#### SET TASK:
Write every record out again exactly, and keep images out of it.
↓↓↓
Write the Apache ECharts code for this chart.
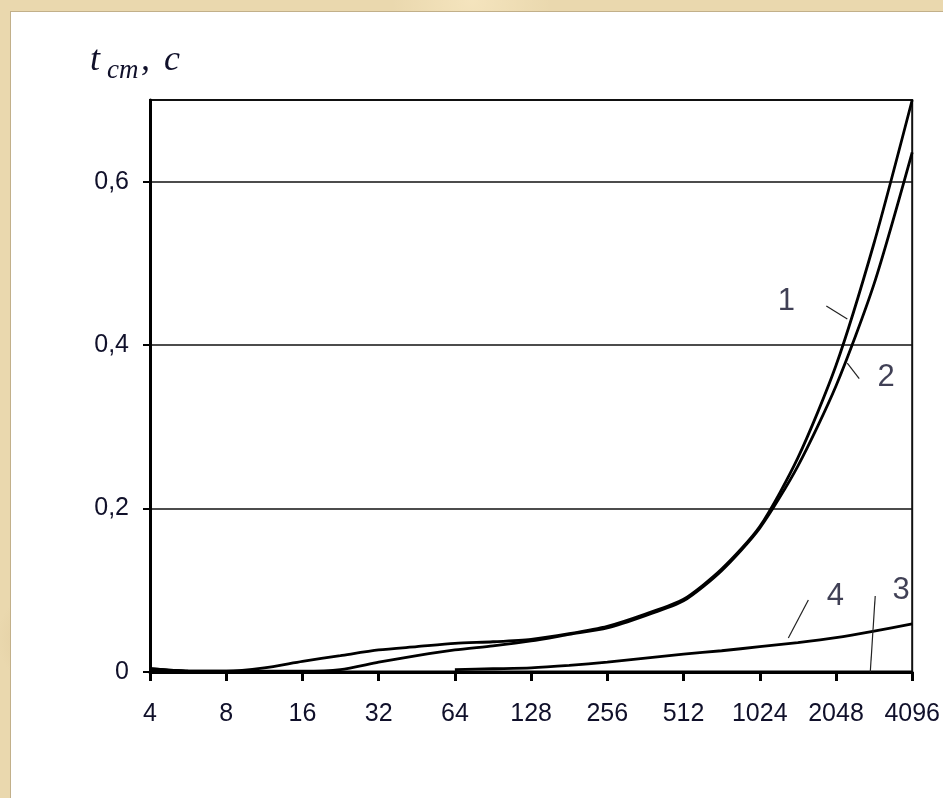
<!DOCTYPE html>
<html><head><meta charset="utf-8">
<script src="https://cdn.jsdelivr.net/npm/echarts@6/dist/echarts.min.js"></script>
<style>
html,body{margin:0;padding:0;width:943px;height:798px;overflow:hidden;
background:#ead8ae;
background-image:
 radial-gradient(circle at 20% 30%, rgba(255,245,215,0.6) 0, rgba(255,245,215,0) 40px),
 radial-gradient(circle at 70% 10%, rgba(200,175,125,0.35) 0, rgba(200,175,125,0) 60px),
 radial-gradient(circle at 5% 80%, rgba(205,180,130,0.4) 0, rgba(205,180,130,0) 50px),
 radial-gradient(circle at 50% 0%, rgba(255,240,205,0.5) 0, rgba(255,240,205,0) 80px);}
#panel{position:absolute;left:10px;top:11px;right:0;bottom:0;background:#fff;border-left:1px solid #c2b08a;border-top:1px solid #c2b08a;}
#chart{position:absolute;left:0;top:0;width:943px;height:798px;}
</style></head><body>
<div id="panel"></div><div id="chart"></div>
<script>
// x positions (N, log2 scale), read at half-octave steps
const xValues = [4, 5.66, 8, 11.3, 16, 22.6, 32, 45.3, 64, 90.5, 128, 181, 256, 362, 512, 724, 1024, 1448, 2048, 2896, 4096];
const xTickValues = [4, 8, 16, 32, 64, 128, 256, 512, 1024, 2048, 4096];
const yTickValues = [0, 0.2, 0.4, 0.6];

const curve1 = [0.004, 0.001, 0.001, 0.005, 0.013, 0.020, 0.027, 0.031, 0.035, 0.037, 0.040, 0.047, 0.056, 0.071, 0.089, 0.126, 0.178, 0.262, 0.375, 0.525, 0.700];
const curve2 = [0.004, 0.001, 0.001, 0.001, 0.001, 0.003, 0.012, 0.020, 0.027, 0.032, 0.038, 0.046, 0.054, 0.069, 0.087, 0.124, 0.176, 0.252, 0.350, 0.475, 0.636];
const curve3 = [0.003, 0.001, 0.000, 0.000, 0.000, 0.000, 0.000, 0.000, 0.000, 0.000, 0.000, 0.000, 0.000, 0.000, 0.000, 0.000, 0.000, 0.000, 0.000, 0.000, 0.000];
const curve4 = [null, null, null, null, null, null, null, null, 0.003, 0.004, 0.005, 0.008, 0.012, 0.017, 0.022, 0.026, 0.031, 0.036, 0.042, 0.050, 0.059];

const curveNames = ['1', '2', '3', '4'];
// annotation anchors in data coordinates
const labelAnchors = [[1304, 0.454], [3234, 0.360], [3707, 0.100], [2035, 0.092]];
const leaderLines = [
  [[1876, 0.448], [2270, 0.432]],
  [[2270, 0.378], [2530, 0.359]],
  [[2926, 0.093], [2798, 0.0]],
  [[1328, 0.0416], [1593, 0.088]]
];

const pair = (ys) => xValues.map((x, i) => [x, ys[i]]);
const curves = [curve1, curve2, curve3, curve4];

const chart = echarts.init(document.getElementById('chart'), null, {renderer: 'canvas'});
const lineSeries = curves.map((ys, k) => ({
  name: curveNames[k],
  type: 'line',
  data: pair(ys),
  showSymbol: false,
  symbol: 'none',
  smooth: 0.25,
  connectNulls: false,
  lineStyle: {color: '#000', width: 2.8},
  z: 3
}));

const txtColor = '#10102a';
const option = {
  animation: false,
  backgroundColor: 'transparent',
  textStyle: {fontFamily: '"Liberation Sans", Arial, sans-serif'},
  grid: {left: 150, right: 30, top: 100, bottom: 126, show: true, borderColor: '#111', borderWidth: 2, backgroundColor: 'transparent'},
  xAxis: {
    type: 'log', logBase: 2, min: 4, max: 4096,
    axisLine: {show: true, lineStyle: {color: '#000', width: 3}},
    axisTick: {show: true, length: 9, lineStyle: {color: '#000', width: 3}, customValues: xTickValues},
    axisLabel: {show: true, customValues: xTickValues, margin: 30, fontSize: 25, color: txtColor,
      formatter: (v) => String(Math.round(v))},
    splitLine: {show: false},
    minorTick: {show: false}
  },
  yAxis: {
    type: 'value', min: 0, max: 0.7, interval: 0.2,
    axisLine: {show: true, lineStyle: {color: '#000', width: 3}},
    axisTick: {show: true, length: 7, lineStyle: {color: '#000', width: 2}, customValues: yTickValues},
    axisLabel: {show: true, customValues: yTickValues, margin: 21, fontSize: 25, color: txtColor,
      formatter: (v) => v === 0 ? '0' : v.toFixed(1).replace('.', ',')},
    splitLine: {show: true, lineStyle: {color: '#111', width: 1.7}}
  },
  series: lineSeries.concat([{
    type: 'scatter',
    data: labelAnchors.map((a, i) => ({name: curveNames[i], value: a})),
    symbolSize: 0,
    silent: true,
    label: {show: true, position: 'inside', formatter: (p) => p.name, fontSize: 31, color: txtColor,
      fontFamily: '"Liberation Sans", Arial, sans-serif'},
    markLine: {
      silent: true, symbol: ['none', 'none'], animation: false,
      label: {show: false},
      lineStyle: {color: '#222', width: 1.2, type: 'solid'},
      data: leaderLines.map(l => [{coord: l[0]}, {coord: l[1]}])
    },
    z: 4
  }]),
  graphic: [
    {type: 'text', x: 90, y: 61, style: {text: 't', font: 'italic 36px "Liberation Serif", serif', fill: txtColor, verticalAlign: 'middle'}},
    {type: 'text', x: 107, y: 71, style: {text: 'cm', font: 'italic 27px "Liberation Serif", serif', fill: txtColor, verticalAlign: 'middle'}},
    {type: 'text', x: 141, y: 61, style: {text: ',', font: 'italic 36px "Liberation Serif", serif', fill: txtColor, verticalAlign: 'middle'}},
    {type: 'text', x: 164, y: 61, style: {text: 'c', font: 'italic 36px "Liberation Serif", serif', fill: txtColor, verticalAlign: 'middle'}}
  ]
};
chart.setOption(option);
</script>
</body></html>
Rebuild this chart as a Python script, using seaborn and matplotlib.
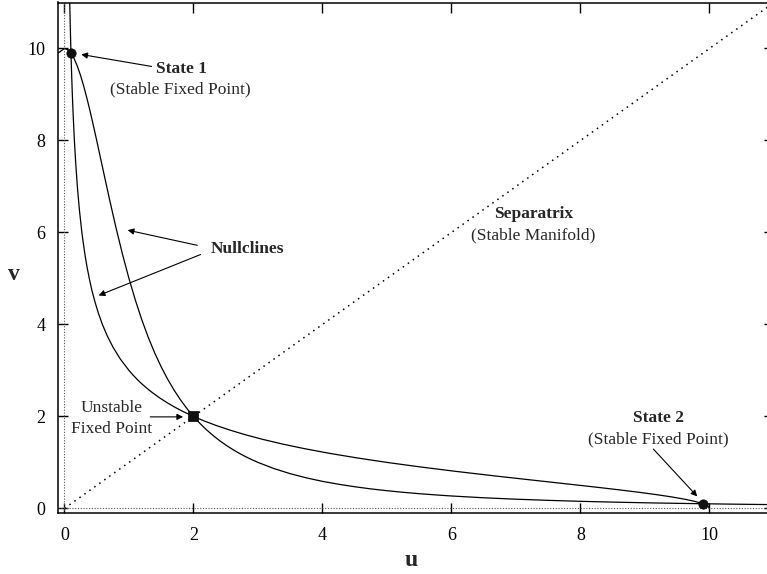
↑↑↑
#### THE OUTPUT:
Write the Apache ECharts code for this chart.
<!DOCTYPE html>
<html><head><meta charset="utf-8">
<script src="https://cdn.jsdelivr.net/npm/echarts@6/dist/echarts.min.js"></script>
<style>
html,body{margin:0;padding:0;width:943px;height:798px;overflow:hidden;
background:#ead8ae;
background-image:
 radial-gradient(circle at 20% 30%, rgba(255,245,215,0.6) 0, rgba(255,245,215,0) 40px),
 radial-gradient(circle at 70% 10%, rgba(200,175,125,0.35) 0, rgba(200,175,125,0) 60px),
 radial-gradient(circle at 5% 80%, rgba(205,180,130,0.4) 0, rgba(205,180,130,0) 50px),
 radial-gradient(circle at 50% 0%, rgba(255,240,205,0.5) 0, rgba(255,240,205,0) 80px);}
#panel{position:absolute;left:10px;top:11px;right:0;bottom:0;background:#fff;border-left:1px solid #c2b08a;border-top:1px solid #c2b08a;}
#chart{position:absolute;left:0;top:0;width:943px;height:798px;}
</style></head><body>
<div id="panel"></div><div id="chart"></div>
<script>
// x positions (N, log2 scale), read at half-octave steps
const xValues = [4, 5.66, 8, 11.3, 16, 22.6, 32, 45.3, 64, 90.5, 128, 181, 256, 362, 512, 724, 1024, 1448, 2048, 2896, 4096];
const xTickValues = [4, 8, 16, 32, 64, 128, 256, 512, 1024, 2048, 4096];
const yTickValues = [0, 0.2, 0.4, 0.6];

const curve1 = [0.004, 0.001, 0.001, 0.005, 0.013, 0.020, 0.027, 0.031, 0.035, 0.037, 0.040, 0.047, 0.056, 0.071, 0.089, 0.126, 0.178, 0.262, 0.375, 0.525, 0.700];
const curve2 = [0.004, 0.001, 0.001, 0.001, 0.001, 0.003, 0.012, 0.020, 0.027, 0.032, 0.038, 0.046, 0.054, 0.069, 0.087, 0.124, 0.176, 0.252, 0.350, 0.475, 0.636];
const curve3 = [0.003, 0.001, 0.000, 0.000, 0.000, 0.000, 0.000, 0.000, 0.000, 0.000, 0.000, 0.000, 0.000, 0.000, 0.000, 0.000, 0.000, 0.000, 0.000, 0.000, 0.000];
const curve4 = [null, null, null, null, null, null, null, null, 0.003, 0.004, 0.005, 0.008, 0.012, 0.017, 0.022, 0.026, 0.031, 0.036, 0.042, 0.050, 0.059];

const curveNames = ['1', '2', '3', '4'];
// annotation anchors in data coordinates
const labelAnchors = [[1304, 0.454], [3234, 0.360], [3707, 0.100], [2035, 0.092]];
const leaderLines = [
  [[1876, 0.448], [2270, 0.432]],
  [[2270, 0.378], [2530, 0.359]],
  [[2926, 0.093], [2798, 0.0]],
  [[1328, 0.0416], [1593, 0.088]]
];

const pair = (ys) => xValues.map((x, i) => [x, ys[i]]);
const curves = [curve1, curve2, curve3, curve4];

const chart = echarts.init(document.getElementById('chart'), null, {renderer: 'canvas'});
const lineSeries = curves.map((ys, k) => ({
  name: curveNames[k],
  type: 'line',
  data: pair(ys),
  showSymbol: false,
  symbol: 'none',
  smooth: 0.25,
  connectNulls: false,
  lineStyle: {color: '#000', width: 2.8},
  z: 3
}));

const txtColor = '#10102a';
const option = {
  animation: false,
  backgroundColor: 'transparent',
  textStyle: {fontFamily: '"Liberation Sans", Arial, sans-serif'},
  grid: {left: 150, right: 30, top: 100, bottom: 126, show: true, borderColor: '#111', borderWidth: 2, backgroundColor: 'transparent'},
  xAxis: {
    type: 'log', logBase: 2, min: 4, max: 4096,
    axisLine: {show: true, lineStyle: {color: '#000', width: 3}},
    axisTick: {show: true, length: 9, lineStyle: {color: '#000', width: 3}, customValues: xTickValues},
    axisLabel: {show: true, customValues: xTickValues, margin: 30, fontSize: 25, color: txtColor,
      formatter: (v) => String(Math.round(v))},
    splitLine: {show: false},
    minorTick: {show: false}
  },
  yAxis: {
    type: 'value', min: 0, max: 0.7, interval: 0.2,
    axisLine: {show: true, lineStyle: {color: '#000', width: 3}},
    axisTick: {show: true, length: 7, lineStyle: {color: '#000', width: 2}, customValues: yTickValues},
    axisLabel: {show: true, customValues: yTickValues, margin: 21, fontSize: 25, color: txtColor,
      formatter: (v) => v === 0 ? '0' : v.toFixed(1).replace('.', ',')},
    splitLine: {show: true, lineStyle: {color: '#111', width: 1.7}}
  },
  series: lineSeries.concat([{
    type: 'scatter',
    data: labelAnchors.map((a, i) => ({name: curveNames[i], value: a})),
    symbolSize: 0,
    silent: true,
    label: {show: true, position: 'inside', formatter: (p) => p.name, fontSize: 31, color: txtColor,
      fontFamily: '"Liberation Sans", Arial, sans-serif'},
    markLine: {
      silent: true, symbol: ['none', 'none'], animation: false,
      label: {show: false},
      lineStyle: {color: '#222', width: 1.2, type: 'solid'},
      data: leaderLines.map(l => [{coord: l[0]}, {coord: l[1]}])
    },
    z: 4
  }]),
  graphic: [
    {type: 'text', x: 90, y: 61, style: {text: 't', font: 'italic 36px "Liberation Serif", serif', fill: txtColor, verticalAlign: 'middle'}},
    {type: 'text', x: 107, y: 71, style: {text: 'cm', font: 'italic 27px "Liberation Serif", serif', fill: txtColor, verticalAlign: 'middle'}},
    {type: 'text', x: 141, y: 61, style: {text: ',', font: 'italic 36px "Liberation Serif", serif', fill: txtColor, verticalAlign: 'middle'}},
    {type: 'text', x: 164, y: 61, style: {text: 'c', font: 'italic 36px "Liberation Serif", serif', fill: txtColor, verticalAlign: 'middle'}}
  ]
};
chart.setOption(option);
</script>
</body></html>
Rebuild this chart as a Python script, using seaborn and matplotlib.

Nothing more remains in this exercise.